>>>

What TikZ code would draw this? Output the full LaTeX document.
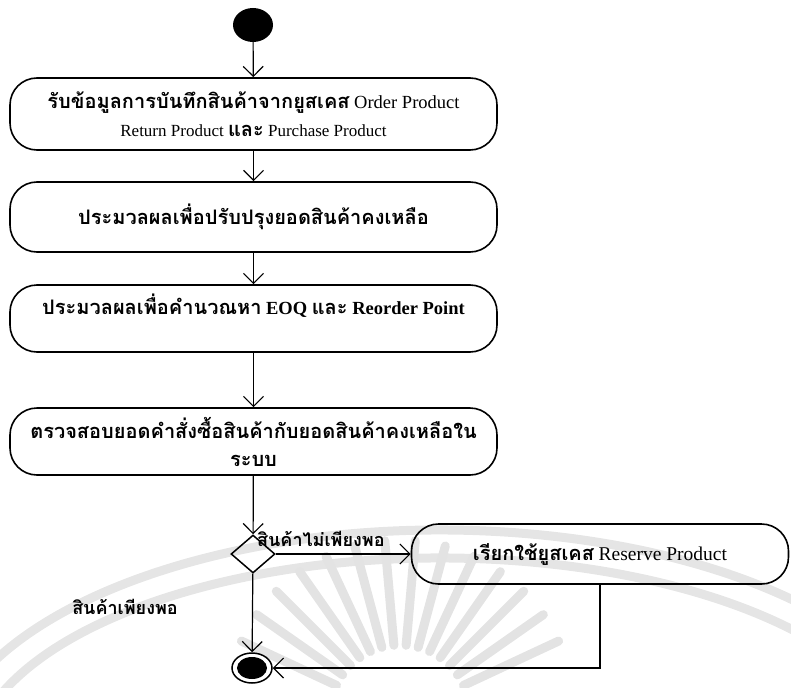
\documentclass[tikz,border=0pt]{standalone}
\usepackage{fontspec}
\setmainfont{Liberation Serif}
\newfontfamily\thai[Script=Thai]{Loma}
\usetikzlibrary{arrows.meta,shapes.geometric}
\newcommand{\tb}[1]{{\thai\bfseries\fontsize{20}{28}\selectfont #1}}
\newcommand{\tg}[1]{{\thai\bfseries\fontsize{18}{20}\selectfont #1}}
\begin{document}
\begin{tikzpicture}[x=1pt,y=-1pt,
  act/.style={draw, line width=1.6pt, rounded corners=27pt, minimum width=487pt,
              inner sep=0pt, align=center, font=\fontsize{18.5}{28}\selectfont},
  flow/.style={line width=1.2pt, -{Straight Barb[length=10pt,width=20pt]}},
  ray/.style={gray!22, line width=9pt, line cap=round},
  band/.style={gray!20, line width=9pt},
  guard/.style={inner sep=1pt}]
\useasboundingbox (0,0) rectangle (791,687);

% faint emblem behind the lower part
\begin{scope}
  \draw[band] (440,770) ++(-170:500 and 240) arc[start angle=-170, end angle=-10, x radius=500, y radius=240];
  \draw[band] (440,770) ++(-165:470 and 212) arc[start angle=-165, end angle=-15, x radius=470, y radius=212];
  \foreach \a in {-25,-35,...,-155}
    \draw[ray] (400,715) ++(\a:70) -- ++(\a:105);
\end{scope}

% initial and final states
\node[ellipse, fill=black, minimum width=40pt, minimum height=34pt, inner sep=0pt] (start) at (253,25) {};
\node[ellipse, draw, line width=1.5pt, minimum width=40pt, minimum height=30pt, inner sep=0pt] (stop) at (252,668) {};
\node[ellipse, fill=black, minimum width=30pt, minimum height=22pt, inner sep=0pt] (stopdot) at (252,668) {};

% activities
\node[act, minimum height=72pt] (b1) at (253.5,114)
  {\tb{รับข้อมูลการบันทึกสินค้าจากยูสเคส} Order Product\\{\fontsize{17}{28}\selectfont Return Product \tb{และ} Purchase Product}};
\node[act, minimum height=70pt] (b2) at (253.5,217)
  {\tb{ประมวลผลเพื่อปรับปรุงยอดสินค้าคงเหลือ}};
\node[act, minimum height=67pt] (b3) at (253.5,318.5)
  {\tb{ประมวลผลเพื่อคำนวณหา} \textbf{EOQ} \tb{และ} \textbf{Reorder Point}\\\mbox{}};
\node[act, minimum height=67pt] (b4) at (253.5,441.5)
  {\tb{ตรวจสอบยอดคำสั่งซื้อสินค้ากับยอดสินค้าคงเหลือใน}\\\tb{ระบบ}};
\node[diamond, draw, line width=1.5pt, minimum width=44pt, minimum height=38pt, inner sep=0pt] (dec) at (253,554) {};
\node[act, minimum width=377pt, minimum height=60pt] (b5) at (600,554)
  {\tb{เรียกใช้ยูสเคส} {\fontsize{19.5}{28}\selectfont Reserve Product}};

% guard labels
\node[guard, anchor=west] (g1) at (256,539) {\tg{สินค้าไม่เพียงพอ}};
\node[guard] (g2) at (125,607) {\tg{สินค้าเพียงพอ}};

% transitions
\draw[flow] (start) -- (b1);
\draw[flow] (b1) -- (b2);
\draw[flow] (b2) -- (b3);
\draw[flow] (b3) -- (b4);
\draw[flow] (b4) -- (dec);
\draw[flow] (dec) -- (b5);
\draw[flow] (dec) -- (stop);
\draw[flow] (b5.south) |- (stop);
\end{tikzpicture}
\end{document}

<<<
>>>

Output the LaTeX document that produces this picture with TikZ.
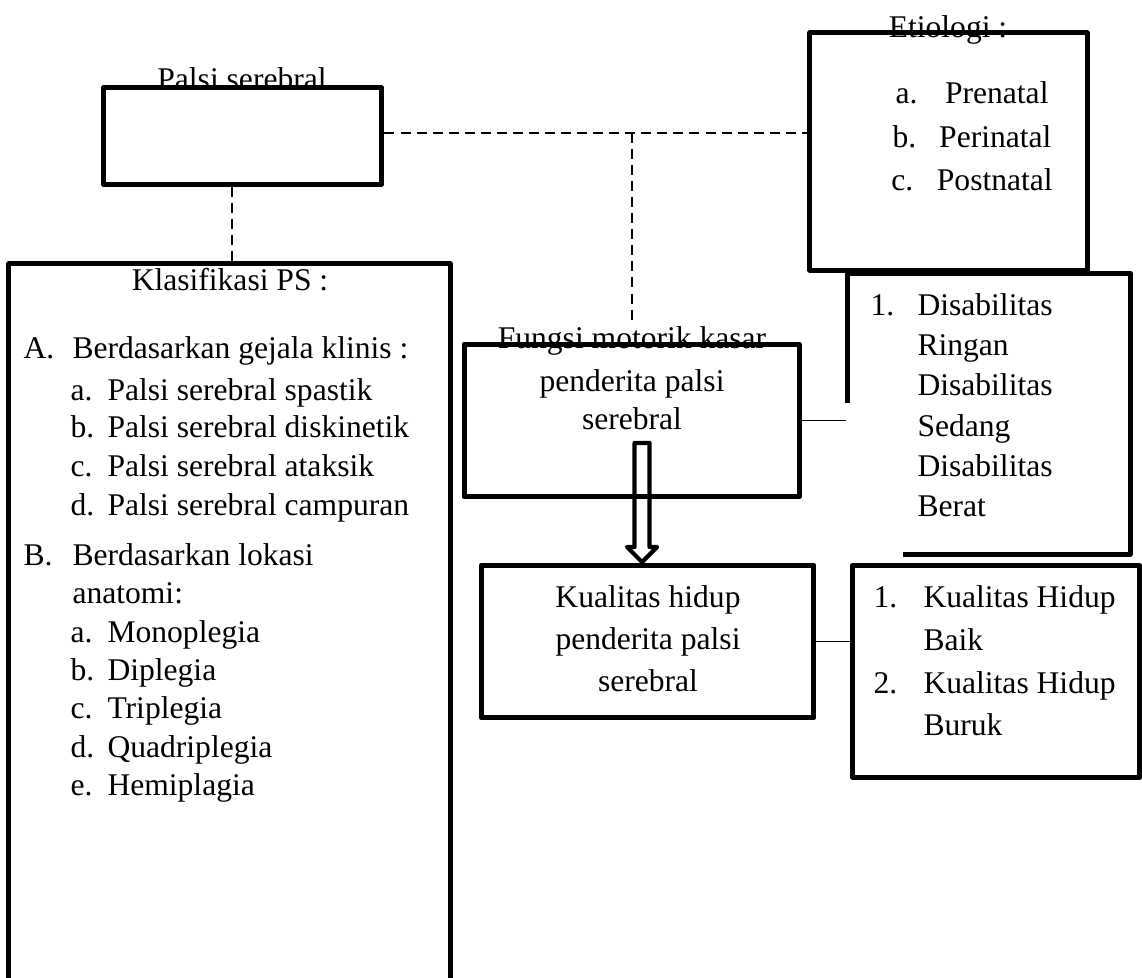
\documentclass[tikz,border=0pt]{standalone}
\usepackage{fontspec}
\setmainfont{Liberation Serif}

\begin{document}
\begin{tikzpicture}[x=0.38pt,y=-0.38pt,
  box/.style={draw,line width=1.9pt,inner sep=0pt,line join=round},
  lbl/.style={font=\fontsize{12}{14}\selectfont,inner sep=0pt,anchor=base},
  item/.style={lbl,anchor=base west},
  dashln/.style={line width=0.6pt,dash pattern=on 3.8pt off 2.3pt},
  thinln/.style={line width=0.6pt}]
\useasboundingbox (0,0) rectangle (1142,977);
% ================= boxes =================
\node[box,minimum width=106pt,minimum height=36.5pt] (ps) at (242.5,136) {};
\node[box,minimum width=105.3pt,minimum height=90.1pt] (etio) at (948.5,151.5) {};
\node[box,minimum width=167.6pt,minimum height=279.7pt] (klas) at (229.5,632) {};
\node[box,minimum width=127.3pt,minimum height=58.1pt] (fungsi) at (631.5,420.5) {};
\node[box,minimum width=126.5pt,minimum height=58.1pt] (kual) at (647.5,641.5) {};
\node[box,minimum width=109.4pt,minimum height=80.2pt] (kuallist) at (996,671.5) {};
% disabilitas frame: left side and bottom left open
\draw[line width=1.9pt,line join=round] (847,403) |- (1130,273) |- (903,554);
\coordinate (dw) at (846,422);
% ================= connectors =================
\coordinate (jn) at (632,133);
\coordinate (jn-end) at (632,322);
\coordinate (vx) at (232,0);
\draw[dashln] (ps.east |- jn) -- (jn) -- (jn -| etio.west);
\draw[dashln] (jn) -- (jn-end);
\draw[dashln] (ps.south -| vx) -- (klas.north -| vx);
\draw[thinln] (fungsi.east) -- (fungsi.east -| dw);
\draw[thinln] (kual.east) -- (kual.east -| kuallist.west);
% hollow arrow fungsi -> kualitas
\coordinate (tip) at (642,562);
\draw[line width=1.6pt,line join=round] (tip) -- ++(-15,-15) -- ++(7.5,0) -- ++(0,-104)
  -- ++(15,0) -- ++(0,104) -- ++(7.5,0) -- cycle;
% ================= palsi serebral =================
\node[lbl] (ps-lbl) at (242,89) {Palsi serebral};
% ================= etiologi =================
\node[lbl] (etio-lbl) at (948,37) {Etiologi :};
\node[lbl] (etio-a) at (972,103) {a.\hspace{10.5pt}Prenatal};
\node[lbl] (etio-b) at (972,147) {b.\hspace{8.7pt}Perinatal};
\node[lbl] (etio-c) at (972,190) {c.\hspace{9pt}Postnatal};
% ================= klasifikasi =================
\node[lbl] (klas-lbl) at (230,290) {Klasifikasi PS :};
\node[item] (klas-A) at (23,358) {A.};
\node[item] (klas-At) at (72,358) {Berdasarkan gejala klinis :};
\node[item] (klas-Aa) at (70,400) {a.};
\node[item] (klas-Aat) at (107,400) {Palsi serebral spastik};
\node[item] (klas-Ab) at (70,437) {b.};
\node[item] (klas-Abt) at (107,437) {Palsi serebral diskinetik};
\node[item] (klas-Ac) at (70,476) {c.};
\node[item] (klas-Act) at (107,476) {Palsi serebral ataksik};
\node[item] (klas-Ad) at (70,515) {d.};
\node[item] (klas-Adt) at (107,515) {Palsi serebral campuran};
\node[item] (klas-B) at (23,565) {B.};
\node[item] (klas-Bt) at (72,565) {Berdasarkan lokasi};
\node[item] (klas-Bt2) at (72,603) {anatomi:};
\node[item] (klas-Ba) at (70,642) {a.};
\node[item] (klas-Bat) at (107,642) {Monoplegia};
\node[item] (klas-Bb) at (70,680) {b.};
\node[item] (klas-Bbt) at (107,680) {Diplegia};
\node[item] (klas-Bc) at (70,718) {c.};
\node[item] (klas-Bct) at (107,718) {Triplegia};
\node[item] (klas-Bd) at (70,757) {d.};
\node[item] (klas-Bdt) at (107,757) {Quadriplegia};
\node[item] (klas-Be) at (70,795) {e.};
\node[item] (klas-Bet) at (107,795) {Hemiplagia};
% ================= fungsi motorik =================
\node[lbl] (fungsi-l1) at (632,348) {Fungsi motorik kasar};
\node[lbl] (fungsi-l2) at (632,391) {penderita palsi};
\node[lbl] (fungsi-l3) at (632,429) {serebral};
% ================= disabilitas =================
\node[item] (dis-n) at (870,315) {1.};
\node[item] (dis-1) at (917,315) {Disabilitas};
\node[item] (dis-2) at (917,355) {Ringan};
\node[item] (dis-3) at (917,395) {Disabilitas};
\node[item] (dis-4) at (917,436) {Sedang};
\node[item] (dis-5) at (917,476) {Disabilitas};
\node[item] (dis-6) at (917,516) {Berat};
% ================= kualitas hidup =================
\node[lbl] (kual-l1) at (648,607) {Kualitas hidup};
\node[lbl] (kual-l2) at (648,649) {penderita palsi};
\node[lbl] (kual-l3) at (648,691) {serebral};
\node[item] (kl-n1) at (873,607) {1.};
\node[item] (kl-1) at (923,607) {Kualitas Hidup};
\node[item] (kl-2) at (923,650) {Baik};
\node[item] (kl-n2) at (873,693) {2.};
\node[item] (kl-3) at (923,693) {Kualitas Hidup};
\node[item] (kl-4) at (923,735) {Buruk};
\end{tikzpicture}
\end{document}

<<<

* [INSTRUCTIONS FOR THE TASK]
Copy exactly the part of the material above that opens with the line containing "What TikZ code" and closes with the line containing "(0,0) rectangle (791,687);", ends included. Drop the images.

* [OUTPUT BELOW]
What TikZ code would draw this? Output the full LaTeX document.
\documentclass[tikz,border=0pt]{standalone}
\usepackage{fontspec}
\setmainfont{Liberation Serif}
\newfontfamily\thai[Script=Thai]{Loma}
\usetikzlibrary{arrows.meta,shapes.geometric}
\newcommand{\tb}[1]{{\thai\bfseries\fontsize{20}{28}\selectfont #1}}
\newcommand{\tg}[1]{{\thai\bfseries\fontsize{18}{20}\selectfont #1}}
\begin{document}
\begin{tikzpicture}[x=1pt,y=-1pt,
  act/.style={draw, line width=1.6pt, rounded corners=27pt, minimum width=487pt,
              inner sep=0pt, align=center, font=\fontsize{18.5}{28}\selectfont},
  flow/.style={line width=1.2pt, -{Straight Barb[length=10pt,width=20pt]}},
  ray/.style={gray!22, line width=9pt, line cap=round},
  band/.style={gray!20, line width=9pt},
  guard/.style={inner sep=1pt}]
\useasboundingbox (0,0) rectangle (791,687);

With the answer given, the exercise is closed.